(dpa) - Hong Kong's first long-haul budget airline, Oasis, went into voluntary liquidation Wednesday, 18 months after its launch, throwing the plans of thousands of travellers into chaos.
The airline, which offered fares of as little as 1,000 Hong Kong dollars (128 US dollars) between London and Hong Kong, suspended all flights as the announcement was made.
Oasis chief executive Steve Miller announced that the airline, which also flies to Vancouver, had been put in the hands of accounting firm KPMG after going in into voluntary liquidation.
"We have suspended all passenger services with immediate effect," Miller said. "KPMG will be looking for new investors for the airline in the next few days and we are very confident that somebody will come forward."
Phone lines to the airline were jammed as anxious ticket holders phoned in an attempt to find out whether their bookings were still valid.
Airline sources said the firm was liaising with other Hong Kong-based airlines to transfer passengers booked on to flights due to take off in the next two days.
Oasis caused a sensation in Hong Kong's aviation industry when it began operating two Boeing 747 planes in October 2006, flying between Hong Kong and London.

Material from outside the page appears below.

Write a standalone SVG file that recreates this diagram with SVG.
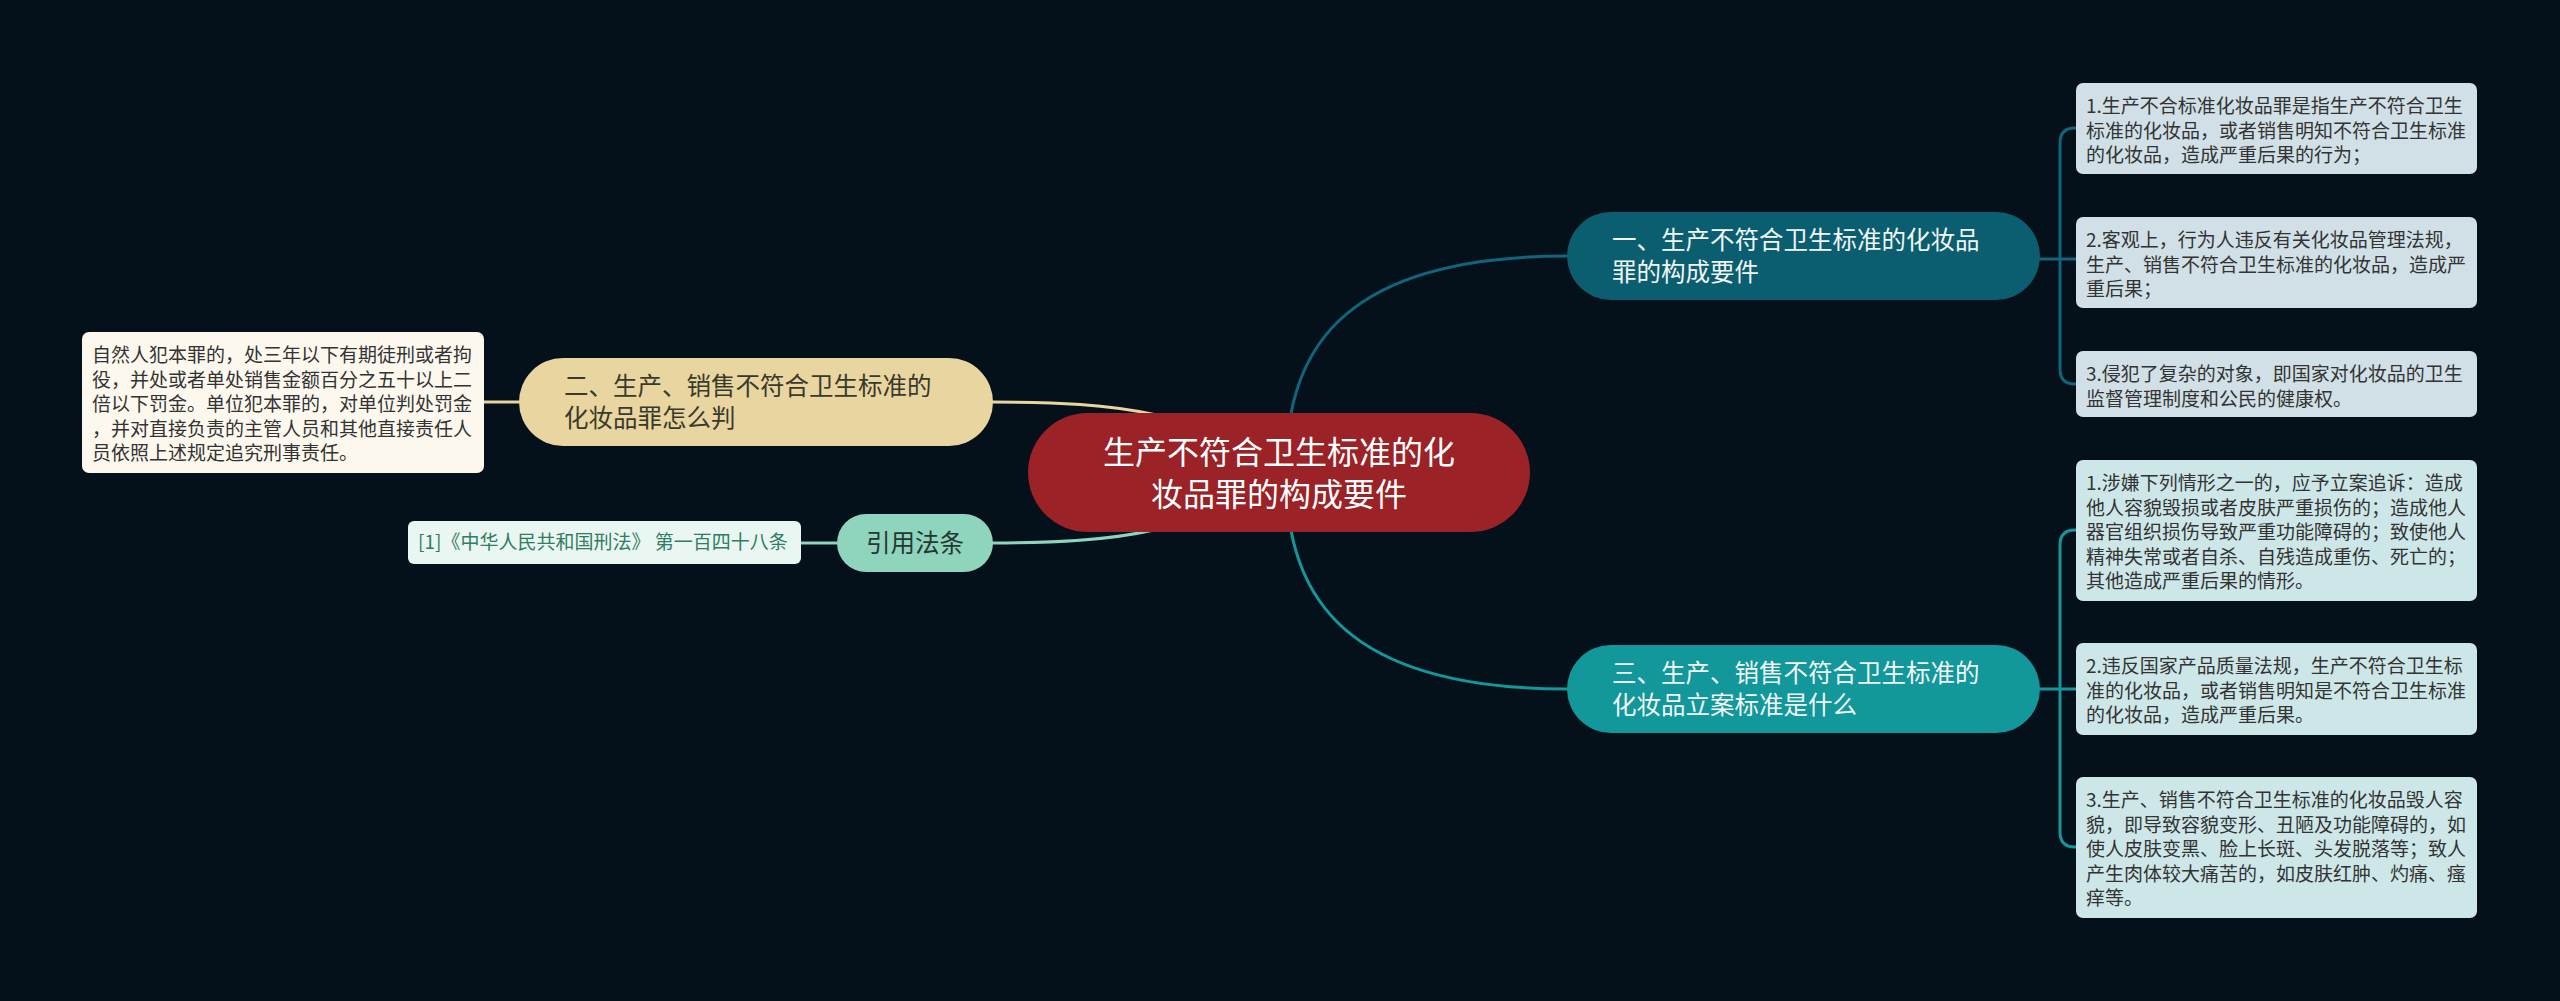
<svg xmlns="http://www.w3.org/2000/svg" width="2560" height="1001" viewBox="0 0 2560 1001">
<style>
text{font-family:"Noto Sans CJK SC","Noto Sans",sans-serif;}
.leaf{font-size:19px;fill:#333333;}
.c{fill:none;stroke-width:3;stroke-linecap:round;}
.t1{font-size:24.5px;fill:#f2f6f7;}
</style>
<rect x="0" y="0" width="2560" height="1001" fill="#04111a"/>
<g id="connectors">
<path class="c" stroke="#e8d5a0" d="M993,402 C1120,402 1200,412 1279,472"/>
<path class="c" stroke="#8fd4bd" d="M993,543 C1120,543 1200,532 1279,472"/>
<path class="c" stroke="#e8d5a0" d="M484,402 H519"/>
<path class="c" stroke="#8fd4bd" d="M801,543 H837"/>
<path class="c" stroke="#10657a" d="M1286,472 C1286,360 1330,256 1567,256"/>
<path class="c" stroke="#13979b" d="M1286,472 C1286,584 1330,689 1567,689"/>
<path class="c" stroke="#10657a" d="M2040,259 H2076 M2060,259 V143 Q2060,128 2075,128 H2076 M2060,259 V369 Q2060,384 2075,384 H2076"/>
<path class="c" stroke="#13979b" d="M2040,689 H2076 M2060,689 V545 Q2060,530 2075,530 H2076 M2060,689 V832 Q2060,847 2075,847 H2076"/>
</g>
<g id="center">
<rect x="1028" y="413" width="502" height="119" rx="59.5" fill="#9b2226"/>
<text x="1279" y="463.5" text-anchor="middle" font-size="32" fill="#ffffff">生产不符合卫生标准的化</text>
<text x="1279" y="505.5" text-anchor="middle" font-size="32" fill="#ffffff">妆品罪的构成要件</text>
</g>
<g id="node1">
<rect x="1567" y="212" width="473" height="88" rx="44" fill="#0a5e6f"/>
<text class="t1" x="1612" y="249">一、生产不符合卫生标准的化妆品</text>
<text class="t1" x="1612" y="281">罪的构成要件</text>
</g>
<g id="node3">
<rect x="1567" y="645" width="473" height="88" rx="44" fill="#12979b"/>
<text class="t1" x="1612" y="682">三、生产、销售不符合卫生标准的</text>
<text class="t1" x="1612" y="714">化妆品立案标准是什么</text>
</g>
<g id="node2">
<rect x="519" y="358" width="474" height="88" rx="44" fill="#e8d5a0"/>
<text x="564" y="395" font-size="24.5" fill="#3a3a2c">二、生产、销售不符合卫生标准的</text>
<text x="564" y="427" font-size="24.5" fill="#3a3a2c">化妆品罪怎么判</text>
</g>
<g id="node-cite">
<rect x="837" y="514" width="156" height="58" rx="29" fill="#8fd4bd"/>
<text x="915" y="552" text-anchor="middle" font-size="24.5" fill="#243833">引用法条</text>
</g>
<g id="leaf-cite">
<rect x="408" y="521" width="393" height="43" rx="6" fill="#eaf6f1"/>
<text x="418" y="549" font-size="19" fill="#2f7d63">[1]《中华人民共和国刑法》 第一百四十八条</text>
</g>
<g id="leaf-left">
<rect x="82" y="332" width="402" height="141" rx="7" fill="#fcf8ee"/>
<text class="leaf" x="92" y="362">自然人犯本罪的，处三年以下有期徒刑或者拘</text>
<text class="leaf" x="92" y="386.5">役，并处或者单处销售金额百分之五十以上二</text>
<text class="leaf" x="92" y="411">倍以下罚金。单位犯本罪的，对单位判处罚金</text>
<text class="leaf" x="92" y="435.5">，并对直接负责的主管人员和其他直接责任人</text>
<text class="leaf" x="92" y="460">员依照上述规定追究刑事责任。</text>
</g>
<g id="leaf-1-1">
<rect x="2076" y="83" width="401" height="91" rx="7" fill="#d0e0e6"/>
<text class="leaf" x="2086" y="113">1.生产不合标准化妆品罪是指生产不符合卫生</text>
<text class="leaf" x="2086" y="137.5">标准的化妆品，或者销售明知不符合卫生标准</text>
<text class="leaf" x="2086" y="162">的化妆品，造成严重后果的行为；</text>
</g>
<g id="leaf-1-2">
<rect x="2076" y="217" width="401" height="91" rx="7" fill="#d0e0e6"/>
<text class="leaf" x="2086" y="247">2.客观上，行为人违反有关化妆品管理法规，</text>
<text class="leaf" x="2086" y="271.5">生产、销售不符合卫生标准的化妆品，造成严</text>
<text class="leaf" x="2086" y="296">重后果；</text>
</g>
<g id="leaf-1-3">
<rect x="2076" y="351" width="401" height="66" rx="7" fill="#d0e0e6"/>
<text class="leaf" x="2086" y="381">3.侵犯了复杂的对象，即国家对化妆品的卫生</text>
<text class="leaf" x="2086" y="405.5">监督管理制度和公民的健康权。</text>
</g>
<g id="leaf-3-1">
<rect x="2076" y="460" width="401" height="141" rx="7" fill="#cde7e8"/>
<text class="leaf" x="2086" y="490">1.涉嫌下列情形之一的，应予立案追诉：造成</text>
<text class="leaf" x="2086" y="514.5">他人容貌毁损或者皮肤严重损伤的；造成他人</text>
<text class="leaf" x="2086" y="539">器官组织损伤导致严重功能障碍的；致使他人</text>
<text class="leaf" x="2086" y="563.5">精神失常或者自杀、自残造成重伤、死亡的；</text>
<text class="leaf" x="2086" y="588">其他造成严重后果的情形。</text>
</g>
<g id="leaf-3-2">
<rect x="2076" y="643" width="401" height="92" rx="7" fill="#cde7e8"/>
<text class="leaf" x="2086" y="673">2.违反国家产品质量法规，生产不符合卫生标</text>
<text class="leaf" x="2086" y="697.5">准的化妆品，或者销售明知是不符合卫生标准</text>
<text class="leaf" x="2086" y="722">的化妆品，造成严重后果。</text>
</g>
<g id="leaf-3-3">
<rect x="2076" y="777" width="401" height="141" rx="7" fill="#cde7e8"/>
<text class="leaf" x="2086" y="807">3.生产、销售不符合卫生标准的化妆品毁人容</text>
<text class="leaf" x="2086" y="831.5">貌，即导致容貌变形、丑陋及功能障碍的，如</text>
<text class="leaf" x="2086" y="856">使人皮肤变黑、脸上长斑、头发脱落等；致人</text>
<text class="leaf" x="2086" y="880.5">产生肉体较大痛苦的，如皮肤红肿、灼痛、瘙</text>
<text class="leaf" x="2086" y="905">痒等。</text>
</g>
</svg>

Within a year, it had five Boeing 747 planes in operation and boasted that in its first year it flew 250,000 passengers between London and Hong Kong. It began flights to Vancouver last June.
It was voted the world's leading new airline in December at the World Travel Awards, which have been called the travel industry's equivalent of the Oscars.
Thousands of passengers who have advance ticket bookings on Oasis should be eligible for refunds through government insurance schemes included in ticket purchase prices.